The humble, much maligned Brussels Sprout is, I think, a fantastic winter vegetable. In season from October through to March, it sadly suffers from a bad image problem. To many people they are foul smelling, sulphuric and soggy poor relations of the cabbage, only tolerated once yearly as part of Christmas dinner. The problem, more often that not, lies in how they are cooked – more often than not boiled to within an inch of their life.
This cheap, quick and easy to prepare Brussels Sprout Gratin, made with store cupboard essentials, is a fantastic way to turn how you view the Brussels Sprout on your head. Instead of seeing them as soggy and vile, the addition of the cheese and mustard sauce to the Brussels Sprout Gratin invites you to instead enjoy them as a decadent comfort food. It’s absolutely perfect for cold nights when you need something delicious and hearty to warm your cockles.
This Brussels Sprout Gratin is great as an accompaniment to meat/meat substitute, or even a baked potato. It’s also a good way of using up any bread that has gone stale, and additionally makes wonderful leftovers for the next day.
If you also omit the salt and go easy on the parmesan style hard cheese then it’s great for babies and toddlers. My one year old daughter adores this dish!
This tasty Brussels Sprout Gratin, with it's cheesy mustard sauce, makes for a deliciously comforting winter treat, that is sure to delight even the most ardent Brussels Sprout hater!
For The Gratin
500g Brussels Sprouts (buy locally grown ones if you can) - washed, trimmed and cut into quarters
25g plain flour
100g cheddar cheese or similar hard cheese, grated
30ml whole milk
ground pepper and salt to season to taste
2 spoons of mustard - coarse or smooth.
For The Topping
30g cheddar cheese, or similar, grated
10g parmesan cheese, grated (if you’re vegetarian Sainsbury’s sell an “Italian hard cheese” which is veggie friendly and similar in taste)

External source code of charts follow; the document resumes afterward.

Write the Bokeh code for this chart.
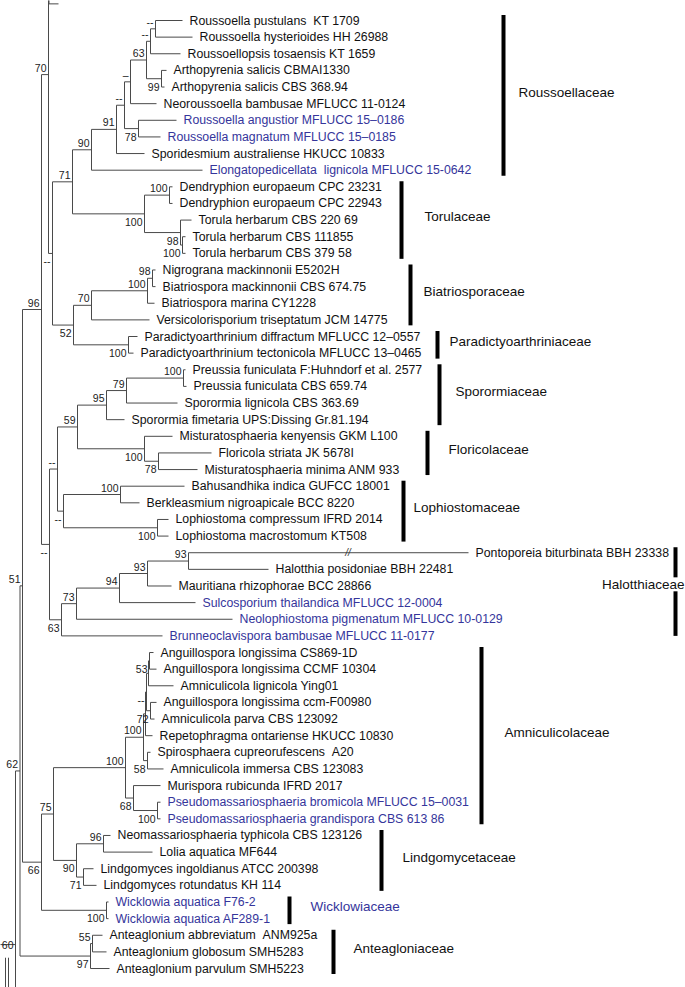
from bokeh.plotting import figure
from bokeh.models import Range1d, ColumnDataSource
from bokeh.embed import file_html
from bokeh.resources import INLINE
from bokeh.core.properties import value

# ---------------- data ----------------
leaf_names = [
    "Roussoella pustulans  KT 1709", "Roussoella hysterioides HH 26988",
    "Roussoellopsis tosaensis KT 1659", "Arthopyrenia salicis CBMAI1330",
    "Arthopyrenia salicis CBS 368.94", "Neoroussoella bambusae MFLUCC 11-0124",
    "Roussoella angustior MFLUCC 15\u20130186", "Roussoella magnatum MFLUCC 15\u20130185",
    "Sporidesmium australiense HKUCC 10833", "Elongatopedicellata  lignicola MFLUCC 15-0642",
    "Dendryphion europaeum CPC 23231", "Dendryphion europaeum CPC 22943",
    "Torula herbarum CBS 220 69", "Torula herbarum CBS 111855", "Torula herbarum CBS 379 58",
    "Nigrograna mackinnonii E5202H", "Biatriospora mackinnonii CBS 674.75",
    "Biatriospora marina CY1228", "Versicolorisporium triseptatum JCM 14775",
    "Paradictyoarthrinium diffractum MFLUCC 12\u20130557",
    "Paradictyoarthrinium tectonicola MFLUCC 13\u20130465",
    "Preussia funiculata F:Huhndorf et al. 2577", "Preussia funiculata CBS 659.74",
    "Sporormia lignicola CBS 363.69", "Sporormia fimetaria UPS:Dissing Gr.81.194",
    "Misturatosphaeria kenyensis GKM L100", "Floricola striata JK 5678I",
    "Misturatosphaeria minima ANM 933", "Bahusandhika indica GUFCC 18001",
    "Berkleasmium nigroapicale BCC 8220", "Lophiostoma compressum IFRD 2014",
    "Lophiostoma macrostomum KT508", "Pontoporeia biturbinata BBH 23338",
    "Halotthia posidoniae BBH 22481", "Mauritiana rhizophorae BCC 28866",
    "Sulcosporium thailandica MFLUCC 12-0004", "Neolophiostoma pigmenatum MFLUCC 10-0129",
    "Brunneoclavispora bambusae MFLUCC 11-0177", "Anguillospora longissima CS869-1D",
    "Anguillospora longissima CCMF 10304", "Amniculicola lignicola Ying01",
    "Anguillospora longissima ccm-F00980", "Amniculicola parva CBS 123092",
    "Repetophragma ontariense HKUCC 10830", "Spirosphaera cupreorufescens  A20",
    "Amniculicola immersa CBS 123083", "Murispora rubicunda IFRD 2017",
    "Pseudomassariosphaeria bromicola MFLUCC 15\u20130031",
    "Pseudomassariosphaeria grandispora CBS 613 86",
    "Neomassariosphaeria typhicola CBS 123126", "Lolia aquatica MF644",
    "Lindgomyces ingoldianus ATCC 200398", "Lindgomyces rotundatus KH 114",
    "Wicklowia aquatica F76-2", "Wicklowia aquatica AF289-1",
    "Anteaglonium abbreviatum  ANM925a", "Anteaglonium globosum SMH5283",
    "Anteaglonium parvulum SMH5223",
]
new_taxa = [6, 7, 9, 35, 36, 37, 47, 48, 53, 54]

# tip depth of every leaf (branch length accumulated from the left)
leaf_depth = [182, 192, 180, 166, 164, 156, 176, 160, 144, 202,
              172, 172, 191, 185, 185, 155, 155, 154, 149, 137,
              133, 185, 186, 177, 124, 172, 211, 197, 184, 139,
              168, 168, 468, 268, 171, 195, 232, 162, 153, 156,
              173, 156, 154, 152, 150, 163, 160, 160, 160, 110,
              152, 93, 96, 108, 108, 102, 106, 109]

def N(sup, depth, place, *kids):
    return {"sup": sup, "d": depth, "p": place, "k": list(kids)}

def L(i):
    return {"leaf": i}

def H(row, depth):
    return {"hid": row, "d": depth}

roussoellaceae = N("90", 91, "a",
    N("91", 116, "a",
        N("--", 124, "a",
            N("\u2013", 130, "a",
                N("63", 146, "a",
                    N("--", 150, "a", N("--", 155, "a", L(0), L(1)), L(2)),
                    N("99", 161, "b", L(3), L(4))),
                L(5)),
            N("78", 138, "b", L(6), L(7))),
        L(8)),
    L(9))
torulaceae = N("100", 144, "b",
    N("100", 169, "a", L(10), L(11)),
    N("98", 180, "b", L(12), N("100", 182, "b", L(13), L(14))))
biatrio = N("70", 91, "a",
    N("100", 147, "a", N("98", 152, "a", L(15), L(16)), L(17)),
    L(18))
paradict = N("100", 128, "b", L(19), L(20))
clade_c = N("--", 52, "b",
    N("71", 72, "a", roussoellaceae, torulaceae),
    N("52", 73, "b", biatrio, paradict))
clade_a = N("70", 48, "a", N("", 48.5, "", H(-1.0, 58), H(-14, 48.5)), clade_c)

spororm = N("95", 106, "a",
    N("79", 126, "a", N("100", 183, "a", L(21), L(22)), L(23)),
    L(24))
floric = N("100", 144, "b", L(25), N("78", 158, "b", L(26), L(27)))
lophio = N("--", 63, "b",
    N("100", 120, "a", L(28), L(29)),
    N("100", 157, "b", L(30), L(31)))
halot = N("63", 61, "b",
    N("73", 76, "a",
        N("94", 119, "a",
            N("93", 147, "a", N("93", 188, "a", L(32), L(33)), L(34)),
            L(35)),
        L(36)),
    L(37))
clade_low = N("--", 49, "b", N("--", 57, "a", N("59", 77, "a", spororm, floric), lophio), halot)
clade96 = N("96", 41, "a", clade_a, clade_low)

amnic = N("100", 125, "a",
    N("100", 143, "a",
        N("", 145, "",
            N("--", 146, "b",
                N("", 148, "", N("53", 149, "b", L(38), L(39)), L(40)),
                N("72", 150, "b", L(41), L(42))),
            L(43)),
        N("58", 147, "b", L(44), L(45))),
    N("68", 133, "b", L(46), N("100", 157, "b", L(47), L(48))))
lindgo = N("90", 76, "b",
    N("96", 103, "a", L(49), L(50)),
    N("71", 83, "b", L(51), L(52)))
clade66 = N("66", 41, "b",
    N("75", 53, "a", amnic, lindgo),
    N("100", 106, "b", L(53), L(54)))
antea = N("97", 90, "b", N("55", 92, "a", L(55), L(56)), L(57))
tree = N("", -2, "",
    N("60", 15, "l",
        N("62", 19.5, "a", N("51", 22, "a", clade96, clade66), antea),
        H(66, 15)),
    N("", 5, "", H(56.35, 5), N("", 8, "", H(56.35, 8), H(90, 8)), H(90, 5)))

families = ["Roussoellaceae", "Torulaceae", "Biatriosporaceae", "Paradictyoarthriniaceae",
            "Sporormiaceae", "Floricolaceae", "Lophiostomaceae", "Halotthiaceae",
            "Amniculicolaceae", "Lindgomycetaceae", "Wicklowiaceae", "Anteagloniaceae"]
fam_first = [0, 10, 15, 19, 21, 25, 28, 32, 38, 49, 53, 55]
fam_last = [9, 14, 18, 20, 24, 27, 31, 37, 48, 52, 54, 57]
fam_new = ["Wicklowiaceae"]

# ---------------- layout / style ----------------
fam_bar_x = [503, 401, 410, 437, 439, 427, 403, 675, 481, 381, 289, 333]
fam_text_x = [518, 424, 423, 449, 455, 448, 413, 684, 504, 402, 310, 353]
BLUE = "#35359b"
LINE = "#4a4a4a"
FONT = "Liberation Sans"
ROW_PX = 16.632
TOP_PX = 20.0
W, Hgt = 685, 987

# ---------------- compute tree geometry ----------------
seg = {"x0": [], "y0": [], "x1": [], "y1": []}
sup = {"x": [], "y": [], "t": [], "dy": []}

def add_seg(x0, y0, x1, y1):
    seg["x0"].append(x0); seg["y0"].append(y0)
    seg["x1"].append(x1); seg["y1"].append(y1)

def layout(node):
    if "leaf" in node:
        return float(node["leaf"]), leaf_depth[node["leaf"]]
    if "hid" in node:
        return float(node["hid"]), node["d"]
    ys = []
    for k in node["k"]:
        y, d = layout(k)
        add_seg(node["d"], y, d, y)
        ys.append(y)
    add_seg(node["d"], ys[0], node["d"], ys[-1])
    ym = (ys[0] + ys[-1]) / 2.0
    if node["sup"]:
        sup["x"].append(node["d"]); sup["y"].append(ym); sup["t"].append(node["sup"])
        sup["dy"].append({"a": -7, "b": 8, "l": 0}[node["p"]])
    return ym, node["d"]

layout(tree)

p = figure(width=W, height=Hgt, output_backend="svg", toolbar_location=None,
           x_range=Range1d(0, W),
           y_range=Range1d((Hgt - TOP_PX) / ROW_PX, -TOP_PX / ROW_PX),
           min_border=0)
p.axis.visible = False
p.grid.visible = False
p.outline_line_color = None
p.background_fill_color = "white"
p.border_fill_color = "white"

p.segment("x0", "y0", "x1", "y1", source=ColumnDataSource(seg), line_color=LINE, line_width=1)

p.text("x", "y", text="t", y_offset="dy", source=ColumnDataSource(sup), x_offset=-2,
       text_align="right", text_baseline="middle", text_font=value(FONT),
       text_font_size="10.5px", text_color="#222222")

# break mark on the long branch
p.text([leaf_depth[32] - 0.43 * (leaf_depth[32] - 188)], [32], text=["//"],
       text_align="center", text_baseline="middle", text_font=value(FONT),
       text_font_size="10px", text_font_style="italic", text_color="#333333")

# leaf labels
lab = {"x": [], "y": [], "t": [], "c": []}
for i, nm in enumerate(leaf_names):
    lab["x"].append(leaf_depth[i]); lab["y"].append(i)
    lab["t"].append(nm.replace("  ", " \u00a0"))
    lab["c"].append(BLUE if i in new_taxa else "#111111")
p.text("x", "y", text="t", text_color="c", source=ColumnDataSource(lab), x_offset=7,
       text_align="left", text_baseline="middle", text_font=value(FONT),
       text_font_size="12.3px")

# family bars and names
bars = {"x0": [], "y0": [], "x1": [], "y1": []}
ftx = {"x": [], "y": [], "t": [], "c": [], "a": []}
for f, a, b, bx, tx in zip(families, fam_first, fam_last, fam_bar_x, fam_text_x):
    y0, y1 = a - 0.33, b + 0.33
    if f == "Halotthiaceae":
        ym = 33.9
        for s0, s1 in ((y0, ym - 0.42), (ym + 0.42, b)):
            bars["x0"].append(bx); bars["y0"].append(s0); bars["x1"].append(bx); bars["y1"].append(s1)
        ftx["y"].append(ym); ftx["a"].append("right")
    else:
        bars["x0"].append(bx); bars["y0"].append(y0); bars["x1"].append(bx); bars["y1"].append(y1)
        ftx["y"].append((a + b) / 2.0 - 0.2); ftx["a"].append("left")
    ftx["x"].append(tx); ftx["t"].append(f)
    ftx["c"].append(BLUE if f in fam_new else "#111111")
p.segment("x0", "y0", "x1", "y1", source=ColumnDataSource(bars), line_color="#000000", line_width=4)
p.text("x", "y", text="t", text_color="c", text_align="a", source=ColumnDataSource(ftx),
       text_baseline="middle", text_font=value(FONT), text_font_size="13.5px")

open("out.html", "w").write(file_html(p, INLINE))
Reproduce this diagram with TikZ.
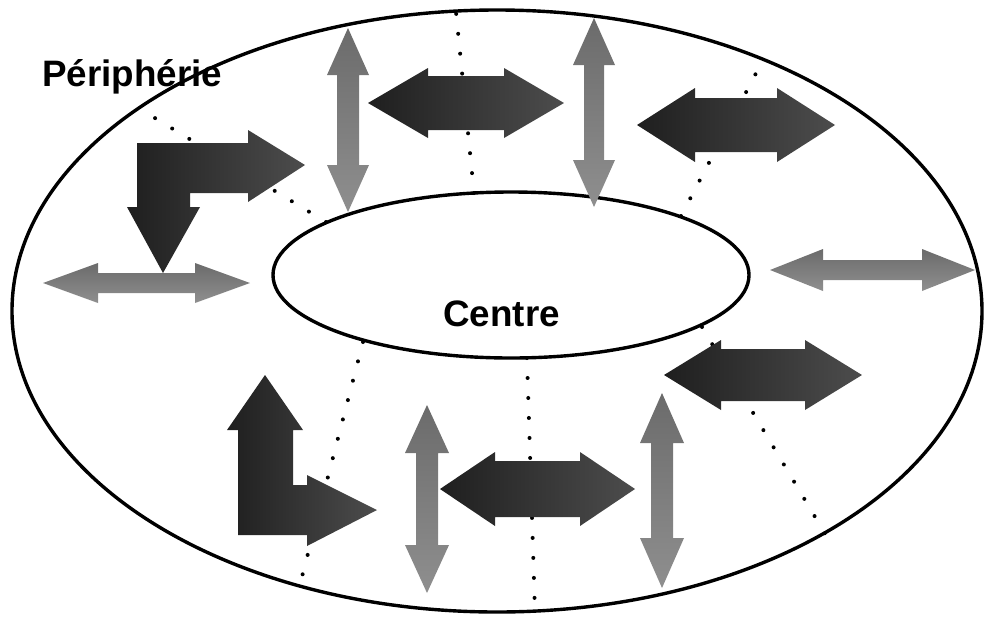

30g breadcrumbs (roughly equates to 2 slices of bread) (I use stale bread and a food processor to achieve a good crumb. It’s also less messy than grating).
Heat the oven to gas mark 5/190 degrees C.
Prepare your sprouts by washing, trimming and cutting them into quarters.
In a large pan, bring a large amount of water to the boil and add your quartered sprouts. Once the water comes back up to the boil, let the sprouts boil for two minutes, then remove from the heat and drain.
Melt the butter in a small pan, and then add the flour and milk, continually beating to create a smooth and lump free paste. Warning – this bit can get very very spitty so wear an apron and keep at arms length! If, once you’ve added the milk and the sauce is still very thick, keep adding a little bit of milk at a time until it’s smooth.
Once you’ve got a nice consistency, lower the heat and add the grated cheese, the two spoons of mustard, and your salt and pepper (to taste). Give it a good stir to mix it all in.
Add the sauce to your sprouts, stirring well so that the sprouts and sauce are well combined.
Spoon into an ovenproof dish and spread it out so that it is evenly distributed.
Mix your grated cheese(s) and breadcrumbs in a separate bowl.
Cover the sprouts evenly with your grated cheese(s) and breadcrumb mix.
Place in the oven for 20 minutes, until golden brown.
Serve and enjoy, and never pass on the sprouts again!
* I adapted this recipe from the River Cottage Baby and Toddler Cookbook (affiliate link). The original recipe called for infusing milk with bay leaves, peppercorns and onion, but I feel that life is just too short to spend it infusing milk! I’ve tried it with and without the infused milk and to me there is no real perceptible difference. I also felt it needed a bit more mustard, and the addition of some parmesan style hard cheese helped up the flavour.